- [Required task]
Below, locate the line that contains "Give me the matplotlib source for this chart.". Repeat exactly from that line to the line that contains "from matplotlib.patches import FancyBboxPatch", inclusive, leaving out the pictures.

- [Raw data]
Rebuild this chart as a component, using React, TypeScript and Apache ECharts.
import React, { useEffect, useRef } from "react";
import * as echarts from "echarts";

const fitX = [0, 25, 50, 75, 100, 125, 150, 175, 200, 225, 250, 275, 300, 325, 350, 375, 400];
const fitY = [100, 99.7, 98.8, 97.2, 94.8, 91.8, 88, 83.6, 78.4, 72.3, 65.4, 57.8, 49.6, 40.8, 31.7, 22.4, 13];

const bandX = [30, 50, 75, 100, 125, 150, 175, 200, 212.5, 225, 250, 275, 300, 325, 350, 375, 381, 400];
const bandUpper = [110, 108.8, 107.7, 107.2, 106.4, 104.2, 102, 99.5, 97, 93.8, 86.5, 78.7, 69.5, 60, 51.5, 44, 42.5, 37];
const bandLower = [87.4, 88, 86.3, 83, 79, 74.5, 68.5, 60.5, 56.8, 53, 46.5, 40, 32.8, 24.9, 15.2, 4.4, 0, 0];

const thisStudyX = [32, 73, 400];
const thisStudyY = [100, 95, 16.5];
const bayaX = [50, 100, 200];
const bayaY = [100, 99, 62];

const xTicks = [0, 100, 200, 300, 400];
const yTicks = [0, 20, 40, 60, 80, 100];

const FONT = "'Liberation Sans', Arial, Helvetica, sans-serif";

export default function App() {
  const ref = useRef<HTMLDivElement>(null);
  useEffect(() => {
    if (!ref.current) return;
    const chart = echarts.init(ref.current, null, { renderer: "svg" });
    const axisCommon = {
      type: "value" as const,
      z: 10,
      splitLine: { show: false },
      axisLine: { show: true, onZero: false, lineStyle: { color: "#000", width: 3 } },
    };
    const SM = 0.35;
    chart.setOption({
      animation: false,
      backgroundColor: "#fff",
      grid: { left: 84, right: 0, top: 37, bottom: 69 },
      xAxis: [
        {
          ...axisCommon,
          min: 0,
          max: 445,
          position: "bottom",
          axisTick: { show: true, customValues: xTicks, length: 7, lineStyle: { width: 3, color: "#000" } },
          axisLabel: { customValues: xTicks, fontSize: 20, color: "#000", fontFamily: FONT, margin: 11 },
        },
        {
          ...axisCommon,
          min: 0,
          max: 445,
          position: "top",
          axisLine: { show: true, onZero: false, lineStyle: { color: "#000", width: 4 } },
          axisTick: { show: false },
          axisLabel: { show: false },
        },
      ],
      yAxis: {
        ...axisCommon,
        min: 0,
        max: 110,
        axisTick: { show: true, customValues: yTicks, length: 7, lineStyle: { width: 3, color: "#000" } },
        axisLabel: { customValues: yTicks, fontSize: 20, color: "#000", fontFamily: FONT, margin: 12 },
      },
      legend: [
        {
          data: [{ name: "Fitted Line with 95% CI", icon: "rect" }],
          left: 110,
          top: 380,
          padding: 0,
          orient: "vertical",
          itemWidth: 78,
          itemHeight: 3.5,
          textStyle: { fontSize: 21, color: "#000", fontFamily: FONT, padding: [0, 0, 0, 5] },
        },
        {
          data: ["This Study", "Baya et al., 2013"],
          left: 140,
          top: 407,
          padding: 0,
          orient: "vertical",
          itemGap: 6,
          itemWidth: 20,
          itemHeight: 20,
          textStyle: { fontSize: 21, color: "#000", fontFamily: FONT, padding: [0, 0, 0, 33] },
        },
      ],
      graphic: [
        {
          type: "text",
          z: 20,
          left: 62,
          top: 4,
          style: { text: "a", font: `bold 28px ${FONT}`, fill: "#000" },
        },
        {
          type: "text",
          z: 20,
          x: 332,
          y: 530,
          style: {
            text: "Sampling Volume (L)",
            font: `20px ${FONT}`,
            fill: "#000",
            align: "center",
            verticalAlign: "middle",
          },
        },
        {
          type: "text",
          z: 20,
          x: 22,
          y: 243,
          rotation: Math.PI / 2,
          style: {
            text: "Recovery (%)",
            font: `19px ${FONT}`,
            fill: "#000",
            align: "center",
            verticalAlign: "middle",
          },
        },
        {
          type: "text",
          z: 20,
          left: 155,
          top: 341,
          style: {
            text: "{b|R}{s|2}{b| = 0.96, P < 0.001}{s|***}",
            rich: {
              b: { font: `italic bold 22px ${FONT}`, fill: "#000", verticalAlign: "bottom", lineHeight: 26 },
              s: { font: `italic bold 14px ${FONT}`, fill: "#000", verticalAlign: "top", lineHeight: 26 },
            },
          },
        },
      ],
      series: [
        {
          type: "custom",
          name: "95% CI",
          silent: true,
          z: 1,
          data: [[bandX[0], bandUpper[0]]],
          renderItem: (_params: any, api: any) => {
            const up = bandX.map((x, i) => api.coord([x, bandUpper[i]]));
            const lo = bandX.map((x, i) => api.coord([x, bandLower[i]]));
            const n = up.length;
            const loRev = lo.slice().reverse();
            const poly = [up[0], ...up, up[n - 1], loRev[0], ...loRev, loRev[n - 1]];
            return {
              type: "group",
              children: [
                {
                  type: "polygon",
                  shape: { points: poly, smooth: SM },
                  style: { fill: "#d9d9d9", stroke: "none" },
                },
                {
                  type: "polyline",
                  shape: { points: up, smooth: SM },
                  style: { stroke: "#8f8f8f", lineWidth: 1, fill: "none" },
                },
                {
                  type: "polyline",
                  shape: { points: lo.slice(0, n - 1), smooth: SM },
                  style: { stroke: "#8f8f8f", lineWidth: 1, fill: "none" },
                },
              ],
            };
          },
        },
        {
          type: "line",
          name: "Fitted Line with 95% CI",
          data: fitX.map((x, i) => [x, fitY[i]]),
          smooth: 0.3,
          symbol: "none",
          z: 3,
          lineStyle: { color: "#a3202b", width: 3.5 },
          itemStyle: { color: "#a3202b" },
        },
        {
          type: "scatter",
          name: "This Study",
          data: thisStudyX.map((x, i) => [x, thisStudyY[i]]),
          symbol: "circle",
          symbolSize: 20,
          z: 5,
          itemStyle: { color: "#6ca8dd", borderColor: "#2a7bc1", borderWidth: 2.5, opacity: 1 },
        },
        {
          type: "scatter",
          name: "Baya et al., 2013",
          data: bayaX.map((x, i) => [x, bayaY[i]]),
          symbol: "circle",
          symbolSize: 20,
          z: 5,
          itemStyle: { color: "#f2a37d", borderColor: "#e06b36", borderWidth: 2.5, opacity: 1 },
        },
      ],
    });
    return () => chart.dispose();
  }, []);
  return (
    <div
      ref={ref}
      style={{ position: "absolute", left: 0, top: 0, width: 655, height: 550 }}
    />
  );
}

--

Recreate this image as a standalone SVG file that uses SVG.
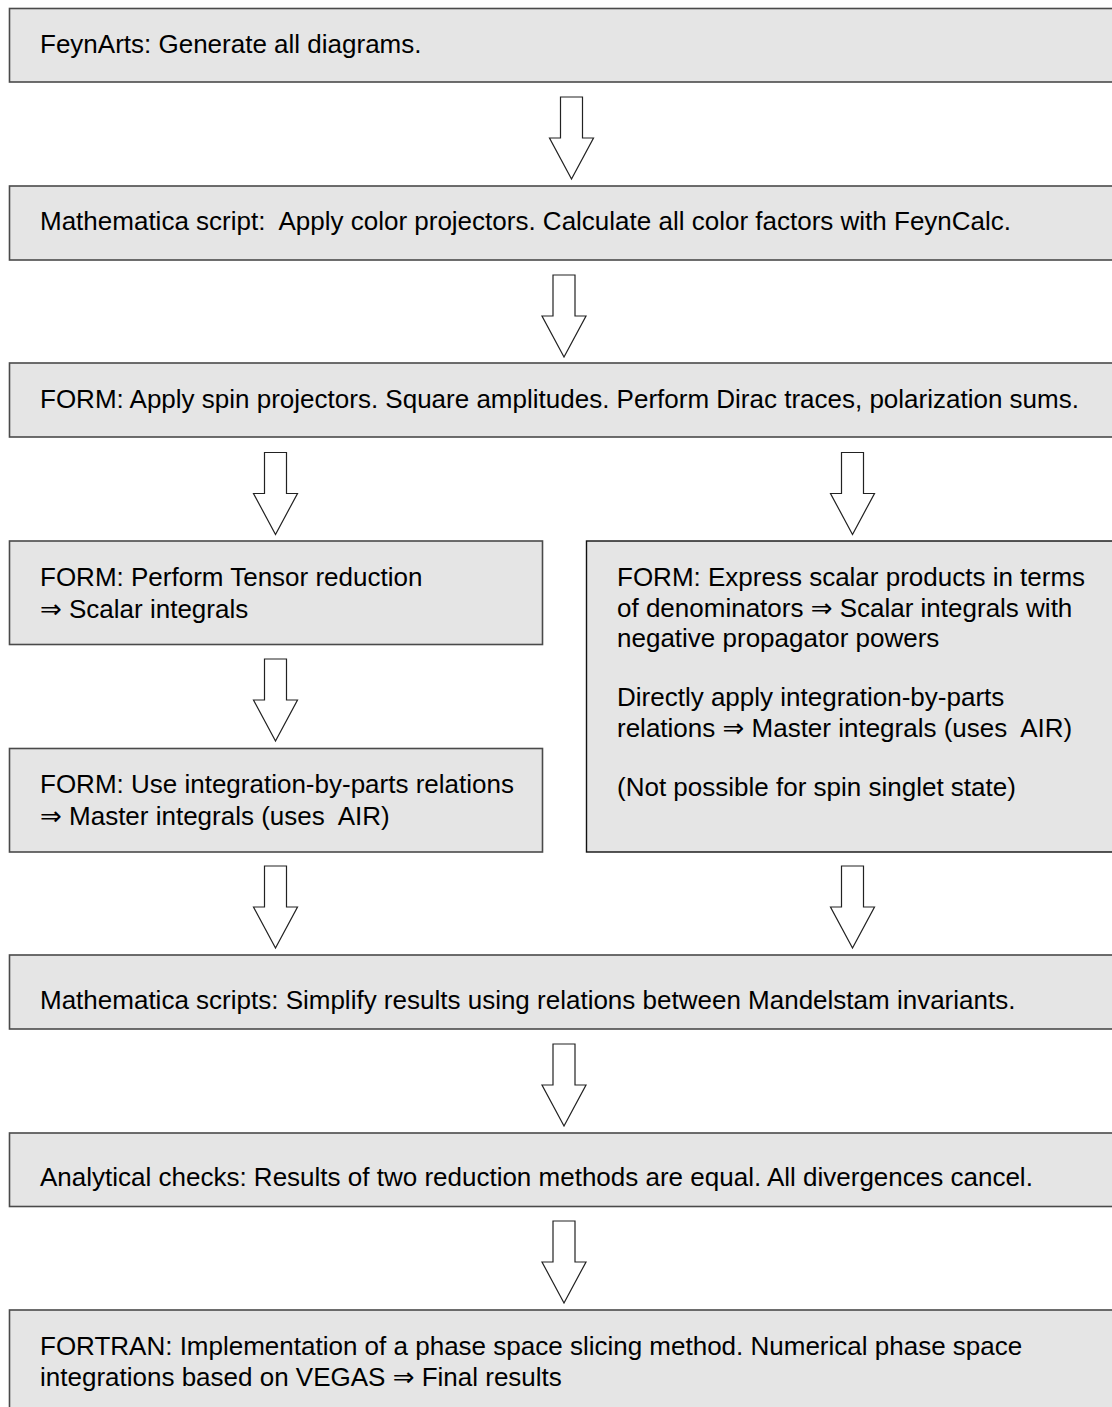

--

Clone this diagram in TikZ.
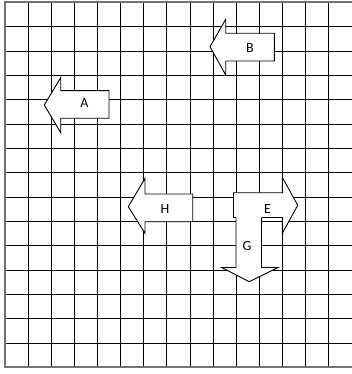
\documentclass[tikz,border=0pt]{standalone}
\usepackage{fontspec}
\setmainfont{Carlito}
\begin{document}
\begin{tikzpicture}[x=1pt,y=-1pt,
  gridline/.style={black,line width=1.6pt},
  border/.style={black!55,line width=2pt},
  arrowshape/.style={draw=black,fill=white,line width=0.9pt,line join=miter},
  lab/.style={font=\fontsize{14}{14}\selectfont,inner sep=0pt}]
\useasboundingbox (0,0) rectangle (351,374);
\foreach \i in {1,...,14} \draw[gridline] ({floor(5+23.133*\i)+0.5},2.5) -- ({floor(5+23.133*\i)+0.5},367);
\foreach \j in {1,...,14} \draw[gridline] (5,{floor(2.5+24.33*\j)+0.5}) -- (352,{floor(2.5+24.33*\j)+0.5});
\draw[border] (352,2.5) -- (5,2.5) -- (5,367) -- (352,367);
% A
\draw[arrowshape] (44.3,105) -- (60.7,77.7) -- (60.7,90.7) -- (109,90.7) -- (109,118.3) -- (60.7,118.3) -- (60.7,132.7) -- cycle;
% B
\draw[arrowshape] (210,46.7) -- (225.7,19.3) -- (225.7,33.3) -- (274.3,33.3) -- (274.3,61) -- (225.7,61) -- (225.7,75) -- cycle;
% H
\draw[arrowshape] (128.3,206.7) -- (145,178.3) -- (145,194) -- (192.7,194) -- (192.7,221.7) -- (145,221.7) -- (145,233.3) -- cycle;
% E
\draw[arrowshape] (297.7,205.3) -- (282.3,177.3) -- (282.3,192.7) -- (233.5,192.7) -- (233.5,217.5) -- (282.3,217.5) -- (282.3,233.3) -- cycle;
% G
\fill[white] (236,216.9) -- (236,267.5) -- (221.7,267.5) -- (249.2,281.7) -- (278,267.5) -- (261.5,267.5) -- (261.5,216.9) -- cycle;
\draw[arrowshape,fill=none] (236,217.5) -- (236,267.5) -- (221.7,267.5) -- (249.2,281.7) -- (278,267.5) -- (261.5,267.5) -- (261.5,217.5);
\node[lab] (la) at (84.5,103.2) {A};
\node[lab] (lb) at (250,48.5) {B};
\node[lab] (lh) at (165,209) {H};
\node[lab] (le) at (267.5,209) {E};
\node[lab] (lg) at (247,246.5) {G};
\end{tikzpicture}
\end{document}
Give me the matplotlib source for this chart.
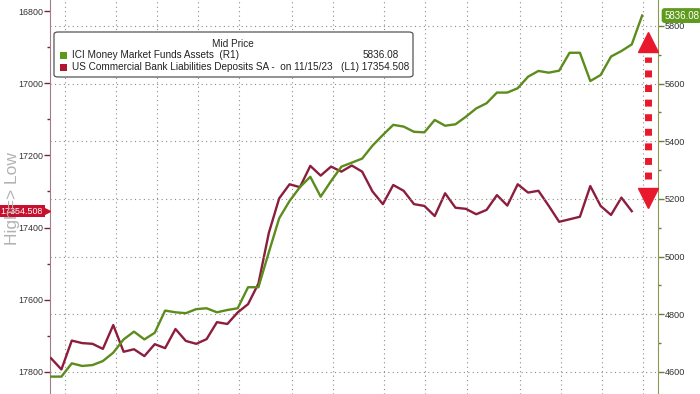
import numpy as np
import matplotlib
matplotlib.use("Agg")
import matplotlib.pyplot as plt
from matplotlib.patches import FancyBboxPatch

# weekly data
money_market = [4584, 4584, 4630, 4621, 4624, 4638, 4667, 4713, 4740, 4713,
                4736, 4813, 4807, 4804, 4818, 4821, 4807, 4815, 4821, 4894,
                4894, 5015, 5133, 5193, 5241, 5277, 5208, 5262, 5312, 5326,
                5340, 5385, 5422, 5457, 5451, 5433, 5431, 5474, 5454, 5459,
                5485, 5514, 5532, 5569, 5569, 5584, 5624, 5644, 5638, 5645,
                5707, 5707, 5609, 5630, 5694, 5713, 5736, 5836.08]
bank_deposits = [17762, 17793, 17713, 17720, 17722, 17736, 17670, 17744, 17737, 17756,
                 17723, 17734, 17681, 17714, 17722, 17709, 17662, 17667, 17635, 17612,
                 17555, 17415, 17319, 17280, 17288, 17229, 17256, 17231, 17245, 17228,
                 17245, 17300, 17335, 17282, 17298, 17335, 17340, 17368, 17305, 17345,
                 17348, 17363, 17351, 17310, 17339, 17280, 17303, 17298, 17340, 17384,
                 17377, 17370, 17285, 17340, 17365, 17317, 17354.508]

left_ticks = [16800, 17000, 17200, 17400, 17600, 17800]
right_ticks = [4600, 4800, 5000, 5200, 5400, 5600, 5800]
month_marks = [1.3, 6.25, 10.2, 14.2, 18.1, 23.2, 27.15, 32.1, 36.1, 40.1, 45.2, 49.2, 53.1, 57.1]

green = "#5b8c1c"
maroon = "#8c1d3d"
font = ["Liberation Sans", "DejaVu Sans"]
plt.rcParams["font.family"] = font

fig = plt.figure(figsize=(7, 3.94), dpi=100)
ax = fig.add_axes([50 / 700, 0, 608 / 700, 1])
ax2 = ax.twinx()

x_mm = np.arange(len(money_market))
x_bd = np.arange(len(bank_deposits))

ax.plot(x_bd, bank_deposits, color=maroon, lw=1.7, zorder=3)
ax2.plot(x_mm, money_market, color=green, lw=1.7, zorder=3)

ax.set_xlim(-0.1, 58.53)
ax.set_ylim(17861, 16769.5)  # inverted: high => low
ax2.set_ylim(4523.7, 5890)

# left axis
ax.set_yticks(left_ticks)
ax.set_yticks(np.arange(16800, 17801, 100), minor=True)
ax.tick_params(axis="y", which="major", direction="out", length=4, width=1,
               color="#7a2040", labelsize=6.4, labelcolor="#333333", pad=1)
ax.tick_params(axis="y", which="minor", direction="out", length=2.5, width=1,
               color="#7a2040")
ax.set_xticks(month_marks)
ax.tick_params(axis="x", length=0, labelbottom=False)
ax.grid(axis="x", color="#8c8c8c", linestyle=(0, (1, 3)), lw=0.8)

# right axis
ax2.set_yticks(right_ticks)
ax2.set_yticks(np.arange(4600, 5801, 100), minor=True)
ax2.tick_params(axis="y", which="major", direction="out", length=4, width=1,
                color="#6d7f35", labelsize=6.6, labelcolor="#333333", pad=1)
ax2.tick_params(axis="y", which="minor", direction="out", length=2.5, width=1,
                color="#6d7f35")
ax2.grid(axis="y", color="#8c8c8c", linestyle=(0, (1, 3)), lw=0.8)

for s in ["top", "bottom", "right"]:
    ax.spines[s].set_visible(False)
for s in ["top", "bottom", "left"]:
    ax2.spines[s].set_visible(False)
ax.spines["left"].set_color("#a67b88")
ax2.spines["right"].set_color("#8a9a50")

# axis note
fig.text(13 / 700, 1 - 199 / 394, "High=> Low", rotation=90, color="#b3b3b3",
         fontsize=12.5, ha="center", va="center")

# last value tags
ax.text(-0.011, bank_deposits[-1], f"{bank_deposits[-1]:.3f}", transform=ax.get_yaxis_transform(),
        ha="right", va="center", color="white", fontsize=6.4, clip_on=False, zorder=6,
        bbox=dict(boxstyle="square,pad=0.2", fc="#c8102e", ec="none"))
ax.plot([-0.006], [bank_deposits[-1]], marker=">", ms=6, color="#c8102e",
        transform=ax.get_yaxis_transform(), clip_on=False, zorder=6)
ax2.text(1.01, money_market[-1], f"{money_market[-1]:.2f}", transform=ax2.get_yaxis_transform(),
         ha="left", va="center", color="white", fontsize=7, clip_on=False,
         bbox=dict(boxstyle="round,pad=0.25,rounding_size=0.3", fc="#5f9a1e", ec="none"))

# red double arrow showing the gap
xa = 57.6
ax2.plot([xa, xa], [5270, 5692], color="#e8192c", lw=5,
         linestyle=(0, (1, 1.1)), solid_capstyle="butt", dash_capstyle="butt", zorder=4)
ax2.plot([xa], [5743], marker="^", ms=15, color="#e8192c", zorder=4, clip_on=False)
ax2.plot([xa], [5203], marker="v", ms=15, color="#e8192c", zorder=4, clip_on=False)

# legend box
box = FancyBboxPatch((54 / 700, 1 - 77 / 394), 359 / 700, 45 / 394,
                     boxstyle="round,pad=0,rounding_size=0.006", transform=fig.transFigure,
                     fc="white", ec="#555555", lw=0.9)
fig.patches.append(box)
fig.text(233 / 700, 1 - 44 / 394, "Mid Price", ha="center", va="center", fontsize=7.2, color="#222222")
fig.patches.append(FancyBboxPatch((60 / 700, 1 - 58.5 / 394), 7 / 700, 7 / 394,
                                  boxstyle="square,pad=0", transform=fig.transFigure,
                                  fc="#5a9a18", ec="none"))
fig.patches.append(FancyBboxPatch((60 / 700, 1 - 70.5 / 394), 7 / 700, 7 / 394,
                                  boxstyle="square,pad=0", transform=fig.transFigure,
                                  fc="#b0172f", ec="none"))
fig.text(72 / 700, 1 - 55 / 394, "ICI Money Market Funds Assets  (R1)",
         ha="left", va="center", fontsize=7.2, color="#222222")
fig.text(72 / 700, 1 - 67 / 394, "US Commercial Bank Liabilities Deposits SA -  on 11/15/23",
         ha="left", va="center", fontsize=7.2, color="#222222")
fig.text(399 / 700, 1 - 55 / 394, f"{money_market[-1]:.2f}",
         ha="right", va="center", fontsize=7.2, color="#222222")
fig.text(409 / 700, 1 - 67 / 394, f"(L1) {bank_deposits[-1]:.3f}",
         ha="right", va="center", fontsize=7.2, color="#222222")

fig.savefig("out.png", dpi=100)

- [Solved exercise]
Give me the matplotlib source for this chart.
import numpy as np
import matplotlib
matplotlib.use("Agg")
import matplotlib.pyplot as plt
from matplotlib.patches import FancyBboxPatch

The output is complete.